Sahabe Kuran'ı Neye Benzetiyor ve Nasıl Anlatıyordu?

KUR’ÂNIMIZ

Sahabe Efendilerimiz Kuran'ı neye benzetiyor ve nasıl yaşıyorlardı? Sahabenin Kuran hassasiyeti nasıldı?

Asr-ı saâdette sahâbî efendilerimiz; dâimâ Allâh’ın fazl u ihsânını ve rızâsını arayarak, vahy-i ilâhîye tam ittibâ ediyor, onu en güzel şekilde hayatına tatbik eden Rasûlullah Efendimiz’e tâbî oluyordu.

Onlar, Kur’ân-ı Kerîm’i semâdan inen bir sofra gibi telâkkî ediyor ve ondan âzamî derecede istifâde için büyük gayret ve fedâkârlıklar gösteriyorlardı.

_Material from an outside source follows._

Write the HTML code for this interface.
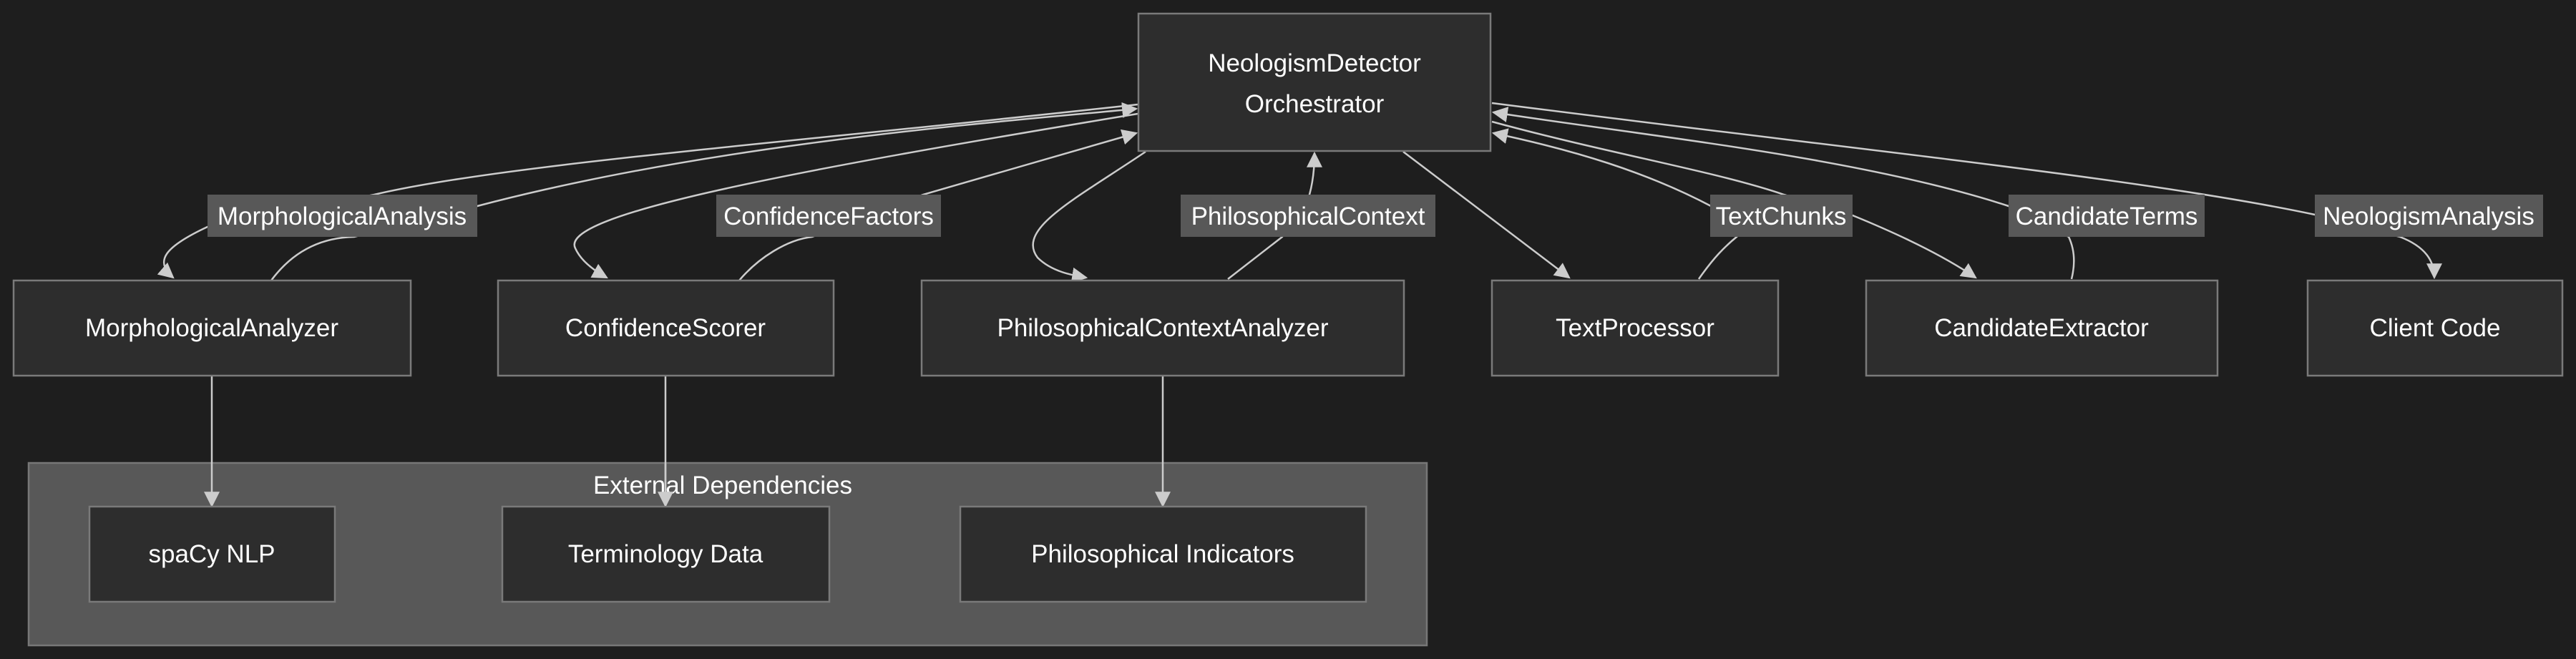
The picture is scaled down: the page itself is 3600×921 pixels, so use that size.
<!DOCTYPE html>
<html><head><meta charset="utf-8"><style>
html,body{margin:0;padding:0;background:#1e1e1e;}
svg{display:block}
text{font-family:"Liberation Sans",sans-serif;fill:#fff;font-size:35px;}
.n{fill:#2d2d2d;stroke:#7a7a7a;stroke-width:2.5}
.l{fill:#585858}
.e{fill:none;stroke:#cccccc;stroke-width:2.5}
</style></head><body>
<svg width="3600" height="921" viewBox="0 0 3600 921" xmlns="http://www.w3.org/2000/svg">
<defs><marker id="a" viewBox="0 0 10 10" refX="9" refY="5" markerWidth="8" markerHeight="8" markerUnits="userSpaceOnUse" orient="auto"><path d="M0,0L10,5L0,10z" fill="#cccccc"/></marker>
<marker id="b" viewBox="0 0 10 10" refX="9" refY="5" markerWidth="22" markerHeight="22" markerUnits="userSpaceOnUse" orient="auto"><path d="M0,0L10,5L0,10z" fill="#cccccc"/></marker></defs>
<rect x="40" y="647" width="1954" height="255" fill="#585858" stroke="#777" stroke-width="2.5"/>
<text x="1010" y="690" text-anchor="middle">External Dependencies</text>
<!-- edges -->
<path class="e" d="M1590,146 C1100,200 700,230 523,272 L290,317 C230,345 215,365 242,388" marker-end="url(#b)"/>
<path class="e" d="M379,392 C410,350 450,332 495,331 L667,288 C1000,200 1400,170 1588,152" marker-end="url(#b)"/>
<path class="e" d="M1590,159 C1100,240 780,300 804,347 C812,365 830,378 848,388" marker-end="url(#b)"/>
<path class="e" d="M1033,392 C1060,360 1100,335 1135,331 L1290,272 L1588,186" marker-end="url(#b)"/>
<path class="e" d="M1601,212 C1500,280 1420,320 1450,360 C1470,380 1500,385 1518,388" marker-end="url(#b)"/>
<path class="e" d="M1716,390 L1792,331 L1830,272 C1836,250 1837,230 1837,214" marker-end="url(#b)"/>
<path class="e" d="M1961,212 L2193,388" marker-end="url(#b)"/>
<path class="e" d="M2374,390 C2395,360 2410,345 2427,331 L2391,288 C2300,240 2200,210 2087,186" marker-end="url(#b)"/>
<path class="e" d="M2085,170 C2250,215 2400,240 2493,272 L2589,301 C2660,330 2720,360 2761,388" marker-end="url(#b)"/>
<path class="e" d="M2895,390 C2900,370 2900,350 2891,331 L2807,288 C2600,220 2300,190 2087,157" marker-end="url(#b)"/>
<path class="e" d="M2085,144 C2600,210 3000,250 3235,300 L3354,331 C3390,345 3402,365 3402,388" marker-end="url(#b)"/>
<path class="e" d="M296,525 L296,707" marker-end="url(#b)"/>
<path class="e" d="M930,525 L930,707" marker-end="url(#b)"/>
<path class="e" d="M1625,525 L1625,707" marker-end="url(#b)"/>
<!-- labels -->
<rect class="l" x="290" y="272" width="377" height="59"/><text x="478" y="314" text-anchor="middle">MorphologicalAnalysis</text>
<rect class="l" x="1001" y="272" width="314" height="59"/><text x="1158" y="314" text-anchor="middle">ConfidenceFactors</text>
<rect class="l" x="1650" y="272" width="356" height="59"/><text x="1828" y="314" text-anchor="middle">PhilosophicalContext</text>
<rect class="l" x="2390" y="272" width="199" height="59"/><text x="2489" y="314" text-anchor="middle">TextChunks</text>
<rect class="l" x="2807" y="272" width="274" height="59"/><text x="2944" y="314" text-anchor="middle">CandidateTerms</text>
<rect class="l" x="3235" y="272" width="319" height="59"/><text x="3394" y="314" text-anchor="middle">NeologismAnalysis</text>
<!-- nodes -->
<rect class="n" x="1591" y="19" width="492" height="192"/>
<text x="1837" y="100" text-anchor="middle">NeologismDetector</text>
<text x="1837" y="157" text-anchor="middle">Orchestrator</text>
<rect class="n" x="19" y="392" width="555" height="133"/><text x="296" y="470" text-anchor="middle">MorphologicalAnalyzer</text>
<rect class="n" x="696" y="392" width="469" height="133"/><text x="930" y="470" text-anchor="middle">ConfidenceScorer</text>
<rect class="n" x="1288" y="392" width="674" height="133"/><text x="1625" y="470" text-anchor="middle">PhilosophicalContextAnalyzer</text>
<rect class="n" x="2085" y="392" width="400" height="133"/><text x="2285" y="470" text-anchor="middle">TextProcessor</text>
<rect class="n" x="2608" y="392" width="491" height="133"/><text x="2853" y="470" text-anchor="middle">CandidateExtractor</text>
<rect class="n" x="3225" y="392" width="356" height="133"/><text x="3403" y="470" text-anchor="middle">Client Code</text>
<rect class="n" x="125" y="708" width="343" height="133"/><text x="296" y="786" text-anchor="middle">spaCy NLP</text>
<rect class="n" x="702" y="708" width="457" height="133"/><text x="930" y="786" text-anchor="middle">Terminology Data</text>
<rect class="n" x="1342" y="708" width="567" height="133"/><text x="1625" y="786" text-anchor="middle">Philosophical Indicators</text>
<path class="e" d="M930,648 L930,707" />
</svg>
</body></html>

Abdullah İbn-i Mes‘ûd -radıyallâhu anh- buyurur:

“Bu Kur’ân, Allâh’ın ziyafet sofrasıdır. İstifâde edebildiğiniz kadar onun nimetlerinden istifâde etmeye bakın!

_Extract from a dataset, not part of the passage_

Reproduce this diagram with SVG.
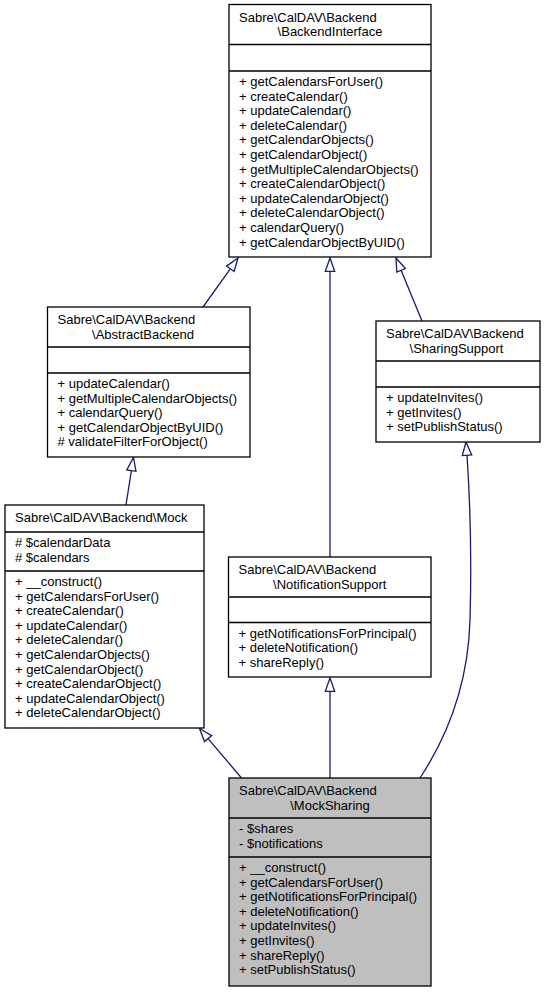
<svg xmlns="http://www.w3.org/2000/svg" width="545" height="992" viewBox="0 0 545 992">
<style>
  .box { fill: #ffffff; stroke: #000000; stroke-width: 1.3; }
  .cur { fill: #bfbfbf; stroke: #000000; stroke-width: 1.3; }
  .sep { stroke: #000000; stroke-width: 1.3; }
  text { font-family: "Liberation Sans", Arial, Helvetica, sans-serif; font-size: 13px; fill: #000000; }
  .c { text-anchor: middle; }
  .edge { fill: none; stroke: #191970; stroke-width: 1.3; }
  .head { fill: #ffffff; stroke: #191970; stroke-width: 1.3; }
</style>
<rect width="545" height="992" fill="#ffffff"/>

<g id="edges">
  <!-- AbstractBackend -> BackendInterface -->
  <path class="edge" d="M203,307 L230.3,268.8"/>
  <polygon class="head" points="238,258 234.1,271.5 226.5,266.1"/>
  <!-- NotificationSupport -> BackendInterface -->
  <path class="edge" d="M330,557 L330,271.3"/>
  <polygon class="head" points="330,258 334.7,271.3 325.3,271.3"/>
  <!-- SharingSupport -> BackendInterface -->
  <path class="edge" d="M422,321 L401.1,270.3"/>
  <polygon class="head" points="396,258 405.4,268.5 396.8,272.1"/>
  <!-- Mock -> AbstractBackend -->
  <path class="edge" d="M126,505 L131.4,470.6"/>
  <polygon class="head" points="133.5,457.5 136,471.3 126.8,469.9"/>
  <!-- MockSharing -> Mock -->
  <path class="edge" d="M241.5,778 L208.1,738.6"/>
  <polygon class="head" points="199.5,728.5 211.7,735.6 204.5,741.6"/>
  <!-- MockSharing -> NotificationSupport -->
  <path class="edge" d="M330,778 L330,691.3"/>
  <polygon class="head" points="330,678 334.7,691.3 325.3,691.3"/>
  <!-- MockSharing -> SharingSupport -->
  <path class="edge" d="M420,778 C445,740 468,690 470,620 C472,550 470,500 467,455.3"/>
  <polygon class="head" points="466,442 471.7,455 462.3,455.6"/>
</g>

<g id="BackendInterface">
  <rect class="box" x="229" y="4.5" width="202" height="252.5"/>
  <line class="sep" x1="229" y1="44.5" x2="431" y2="44.5"/>
  <line class="sep" x1="229" y1="71" x2="431" y2="71"/>
  <text x="239" y="21.5">Sabre\CalDAV\Backend</text>
  <text class="c" x="330" y="36.1">\BackendInterface</text>
  <text>
    <tspan x="239" y="86">+ getCalendarsForUser()</tspan>
    <tspan x="239" y="100.6">+ createCalendar()</tspan>
    <tspan x="239" y="115.2">+ updateCalendar()</tspan>
    <tspan x="239" y="129.8">+ deleteCalendar()</tspan>
    <tspan x="239" y="144.4">+ getCalendarObjects()</tspan>
    <tspan x="239" y="159">+ getCalendarObject()</tspan>
    <tspan x="239" y="173.6">+ getMultipleCalendarObjects()</tspan>
    <tspan x="239" y="188.2">+ createCalendarObject()</tspan>
    <tspan x="239" y="202.8">+ updateCalendarObject()</tspan>
    <tspan x="239" y="217.4">+ deleteCalendarObject()</tspan>
    <tspan x="239" y="232">+ calendarQuery()</tspan>
    <tspan x="239" y="246.6">+ getCalendarObjectByUID()</tspan>
  </text>
</g>

<g id="AbstractBackend">
  <rect class="box" x="47.5" y="307" width="202.5" height="150"/>
  <line class="sep" x1="47.5" y1="347" x2="250" y2="347"/>
  <line class="sep" x1="47.5" y1="373" x2="250" y2="373"/>
  <text x="57.5" y="324">Sabre\CalDAV\Backend</text>
  <text class="c" x="143" y="338.6">\AbstractBackend</text>
  <text>
    <tspan x="57.5" y="388">+ updateCalendar()</tspan>
    <tspan x="57.5" y="402.6">+ getMultipleCalendarObjects()</tspan>
    <tspan x="57.5" y="417.2">+ calendarQuery()</tspan>
    <tspan x="57.5" y="431.8">+ getCalendarObjectByUID()</tspan>
    <tspan x="57.5" y="446.4"># validateFilterForObject()</tspan>
  </text>
</g>

<g id="SharingSupport">
  <rect class="box" x="376" y="321" width="164" height="121"/>
  <line class="sep" x1="376" y1="361" x2="540" y2="361"/>
  <line class="sep" x1="376" y1="387" x2="540" y2="387"/>
  <text x="386" y="338">Sabre\CalDAV\Backend</text>
  <text class="c" x="456.5" y="352.6">\SharingSupport</text>
  <text>
    <tspan x="386" y="402">+ updateInvites()</tspan>
    <tspan x="386" y="416.6">+ getInvites()</tspan>
    <tspan x="386" y="431.2">+ setPublishStatus()</tspan>
  </text>
</g>

<g id="Mock">
  <rect class="box" x="5" y="505" width="199" height="223"/>
  <line class="sep" x1="5" y1="532" x2="204" y2="532"/>
  <line class="sep" x1="5" y1="571" x2="204" y2="571"/>
  <text x="15" y="522">Sabre\CalDAV\Backend\Mock</text>
  <text>
    <tspan x="15" y="547"># $calendarData</tspan>
    <tspan x="15" y="561.6"># $calendars</tspan>
  </text>
  <text>
    <tspan x="15" y="586">+ __construct()</tspan>
    <tspan x="15" y="600.6">+ getCalendarsForUser()</tspan>
    <tspan x="15" y="615.2">+ createCalendar()</tspan>
    <tspan x="15" y="629.8">+ updateCalendar()</tspan>
    <tspan x="15" y="644.4">+ deleteCalendar()</tspan>
    <tspan x="15" y="659">+ getCalendarObjects()</tspan>
    <tspan x="15" y="673.6">+ getCalendarObject()</tspan>
    <tspan x="15" y="688.2">+ createCalendarObject()</tspan>
    <tspan x="15" y="702.8">+ updateCalendarObject()</tspan>
    <tspan x="15" y="717.4">+ deleteCalendarObject()</tspan>
  </text>
</g>

<g id="NotificationSupport">
  <rect class="box" x="228.5" y="557" width="202.5" height="120"/>
  <line class="sep" x1="228.5" y1="597" x2="431" y2="597"/>
  <line class="sep" x1="228.5" y1="622.5" x2="431" y2="622.5"/>
  <text x="238.5" y="574">Sabre\CalDAV\Backend</text>
  <text class="c" x="329.75" y="588.6">\NotificationSupport</text>
  <text>
    <tspan x="238.5" y="637.5">+ getNotificationsForPrincipal()</tspan>
    <tspan x="238.5" y="652.1">+ deleteNotification()</tspan>
    <tspan x="238.5" y="666.7">+ shareReply()</tspan>
  </text>
</g>

<g id="MockSharing">
  <rect class="cur" x="229" y="778" width="202" height="208"/>
  <line class="sep" x1="229" y1="818" x2="431" y2="818"/>
  <line class="sep" x1="229" y1="857" x2="431" y2="857"/>
  <text x="239" y="795">Sabre\CalDAV\Backend</text>
  <text class="c" x="330" y="809.6">\MockSharing</text>
  <text>
    <tspan x="239" y="833">- $shares</tspan>
    <tspan x="239" y="847.6">- $notifications</tspan>
  </text>
  <text>
    <tspan x="239" y="872">+ __construct()</tspan>
    <tspan x="239" y="886.6">+ getCalendarsForUser()</tspan>
    <tspan x="239" y="901.2">+ getNotificationsForPrincipal()</tspan>
    <tspan x="239" y="915.8">+ deleteNotification()</tspan>
    <tspan x="239" y="930.4">+ updateInvites()</tspan>
    <tspan x="239" y="945">+ getInvites()</tspan>
    <tspan x="239" y="959.6">+ shareReply()</tspan>
    <tspan x="239" y="974.2">+ setPublishStatus()</tspan>
  </text>
</g>
</svg>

Şüphesiz ki bu Kur’ân; Hablullah / Allâh’ın ipidir, apaçık nurdur ve faydalı şifâdır.

Kur’ân kendisine sarılanın koruyucusu, kendisine uyanların kurtarıcısıdır. Kur’ân’a uyan doğru yoldan sapmaz ki, kınansın. Eğrilmez ki, doğrultulsun…” (Taberânî, Kebîr, IX, 130)

Ashâb-ı kiramdan;

Kimisi Suffe ehli olup, gece-gündüz, aç-susuz Rasûlullah Efendimiz’in tâlim ve terbiyesinde irşâd oluyor, akabinde Efendimiz’in gönderdiği yerlerde tebliğ ve irşâda koşuyordu.

Maîşet temini için çalışmak mecburiyetinde olan sahâbîler ise, kendi aralarında nöbetleşe, Peygamberimiz’in sohbetlerine devam ediyor ve öğrendiklerini birbirlerine anlatıyorlardı.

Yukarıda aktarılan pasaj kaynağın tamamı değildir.